Are these incentives only for large-scale, utility-sized solar farms?
While large-scale projects, often developed through competitive auctions known as YEKA (Renewable Energy Resource Areas), are a major part of Turkey’s strategy, the YEKDEM and YEK-G mechanisms apply more broadly. They are relevant for a range of project sizes, including commercial and industrial installations, creating a diverse market for solar modules beyond just massive solar parks.
How stable are these government policies?
Turkey has demonstrated a long-term commitment to expanding its renewable energy capacity as a matter of national energy security and economic strategy. While the specifics of the support mechanisms have evolved (e.g., the shift from USD to TRY), the overarching policy direction has remained consistent. This institutional commitment provides a degree of stability for long-term investment planning.
Does my manufacturing facility need to produce the entire solar panel from scratch to qualify for the domestic component bonus?
Not necessarily. The domestic content incentive is often tiered. For example, assembling modules using imported cells but with locally manufactured frames, glass, and junction boxes would typically qualify for a portion of the bonus. A facility that also manufactures the solar cells in-country would qualify for a higher tier. The goal is to encourage progressive vertical integration within the Turkish solar industry.
Conclusion: A Market Structured for Growth
Turkey’s YEKDEM and YEK-G programs are more than just subsidies; they are integral parts of a deliberate industrial strategy. For the prospective solar module manufacturer, they create a clear and compelling business case.

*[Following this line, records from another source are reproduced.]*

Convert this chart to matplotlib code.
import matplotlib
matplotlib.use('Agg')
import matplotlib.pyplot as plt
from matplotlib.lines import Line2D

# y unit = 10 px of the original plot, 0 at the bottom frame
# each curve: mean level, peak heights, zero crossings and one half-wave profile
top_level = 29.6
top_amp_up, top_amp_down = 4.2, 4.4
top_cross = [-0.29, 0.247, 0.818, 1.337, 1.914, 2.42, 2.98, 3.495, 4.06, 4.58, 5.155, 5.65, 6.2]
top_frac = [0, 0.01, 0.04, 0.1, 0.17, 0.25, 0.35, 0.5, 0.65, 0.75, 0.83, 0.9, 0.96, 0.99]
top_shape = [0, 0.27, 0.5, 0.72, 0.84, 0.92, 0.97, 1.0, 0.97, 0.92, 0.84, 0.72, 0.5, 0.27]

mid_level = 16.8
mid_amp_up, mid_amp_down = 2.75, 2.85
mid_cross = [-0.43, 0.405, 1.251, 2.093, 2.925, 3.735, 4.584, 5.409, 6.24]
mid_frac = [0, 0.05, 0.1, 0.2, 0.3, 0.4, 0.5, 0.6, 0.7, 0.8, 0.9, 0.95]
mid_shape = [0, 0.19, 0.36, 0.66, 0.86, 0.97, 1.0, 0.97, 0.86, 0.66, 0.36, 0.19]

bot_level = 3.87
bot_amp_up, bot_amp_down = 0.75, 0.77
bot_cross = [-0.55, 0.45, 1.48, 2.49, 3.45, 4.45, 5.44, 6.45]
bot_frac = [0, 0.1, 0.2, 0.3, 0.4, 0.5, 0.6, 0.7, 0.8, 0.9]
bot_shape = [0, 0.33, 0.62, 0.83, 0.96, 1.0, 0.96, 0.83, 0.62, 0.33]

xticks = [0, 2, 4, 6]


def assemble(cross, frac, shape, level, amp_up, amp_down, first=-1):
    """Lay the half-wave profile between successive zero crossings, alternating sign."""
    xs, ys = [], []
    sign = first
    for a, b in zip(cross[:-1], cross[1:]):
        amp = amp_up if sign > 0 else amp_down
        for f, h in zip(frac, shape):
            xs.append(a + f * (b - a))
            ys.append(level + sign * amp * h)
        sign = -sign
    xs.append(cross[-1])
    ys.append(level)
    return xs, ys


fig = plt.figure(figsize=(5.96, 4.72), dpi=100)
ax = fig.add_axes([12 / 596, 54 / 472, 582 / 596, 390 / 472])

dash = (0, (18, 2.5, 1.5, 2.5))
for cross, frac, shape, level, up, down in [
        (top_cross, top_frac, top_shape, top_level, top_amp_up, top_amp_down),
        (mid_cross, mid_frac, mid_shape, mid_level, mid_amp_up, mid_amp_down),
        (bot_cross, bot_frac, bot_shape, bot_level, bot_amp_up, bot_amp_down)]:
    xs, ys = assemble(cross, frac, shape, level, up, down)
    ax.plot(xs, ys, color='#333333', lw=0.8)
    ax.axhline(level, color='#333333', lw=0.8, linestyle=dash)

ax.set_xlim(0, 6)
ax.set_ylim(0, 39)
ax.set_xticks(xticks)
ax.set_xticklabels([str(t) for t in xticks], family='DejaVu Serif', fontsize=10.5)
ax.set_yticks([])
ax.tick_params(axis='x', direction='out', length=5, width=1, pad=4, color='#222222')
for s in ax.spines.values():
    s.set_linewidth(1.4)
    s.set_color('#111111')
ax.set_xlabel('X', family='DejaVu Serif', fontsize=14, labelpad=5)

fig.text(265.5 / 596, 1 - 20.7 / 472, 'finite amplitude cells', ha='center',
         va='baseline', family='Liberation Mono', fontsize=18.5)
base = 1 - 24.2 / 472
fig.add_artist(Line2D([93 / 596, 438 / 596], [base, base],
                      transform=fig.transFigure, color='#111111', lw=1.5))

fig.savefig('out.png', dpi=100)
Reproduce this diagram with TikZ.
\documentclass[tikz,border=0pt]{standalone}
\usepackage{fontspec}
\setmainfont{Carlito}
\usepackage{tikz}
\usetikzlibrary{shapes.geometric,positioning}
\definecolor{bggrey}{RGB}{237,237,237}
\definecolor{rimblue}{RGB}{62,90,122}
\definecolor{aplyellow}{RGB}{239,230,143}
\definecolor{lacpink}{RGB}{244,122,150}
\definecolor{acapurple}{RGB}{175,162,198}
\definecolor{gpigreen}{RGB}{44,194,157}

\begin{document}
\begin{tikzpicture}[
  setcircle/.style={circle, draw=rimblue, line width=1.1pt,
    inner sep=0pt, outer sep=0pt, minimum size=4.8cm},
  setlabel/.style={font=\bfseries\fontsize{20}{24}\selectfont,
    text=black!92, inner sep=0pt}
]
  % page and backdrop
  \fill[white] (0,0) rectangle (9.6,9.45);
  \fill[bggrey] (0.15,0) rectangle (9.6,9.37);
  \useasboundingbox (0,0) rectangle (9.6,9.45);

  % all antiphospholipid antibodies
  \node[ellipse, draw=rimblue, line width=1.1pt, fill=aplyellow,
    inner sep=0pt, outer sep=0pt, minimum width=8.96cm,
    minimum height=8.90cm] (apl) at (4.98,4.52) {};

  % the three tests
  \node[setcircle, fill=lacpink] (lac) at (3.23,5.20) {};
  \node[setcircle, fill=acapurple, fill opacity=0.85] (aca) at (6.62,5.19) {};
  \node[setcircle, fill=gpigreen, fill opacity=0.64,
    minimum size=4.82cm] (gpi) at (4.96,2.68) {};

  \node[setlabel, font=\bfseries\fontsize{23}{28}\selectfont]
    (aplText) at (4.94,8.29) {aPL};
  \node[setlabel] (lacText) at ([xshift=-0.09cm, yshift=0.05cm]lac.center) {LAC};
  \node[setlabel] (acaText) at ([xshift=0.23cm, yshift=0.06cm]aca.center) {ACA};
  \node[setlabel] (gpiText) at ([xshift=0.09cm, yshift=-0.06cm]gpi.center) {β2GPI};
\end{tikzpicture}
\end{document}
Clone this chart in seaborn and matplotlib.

- YEKDEM builds a foundational, stable demand for solar power plants.
- The domestic component bonus provides a direct and significant market advantage for local producers.
- YEK-G adds a modern, market-based layer that increases the overall value of solar energy and aligns the industry with global corporate sustainability trends.
Understanding the mechanics of these incentives reveals that Turkey is not just a market to sell to, but a strategic location to produce from. The government has effectively laid out a roadmap for investment, and for those with the right guidance and technical expertise, it is a roadmap that leads directly to opportunity.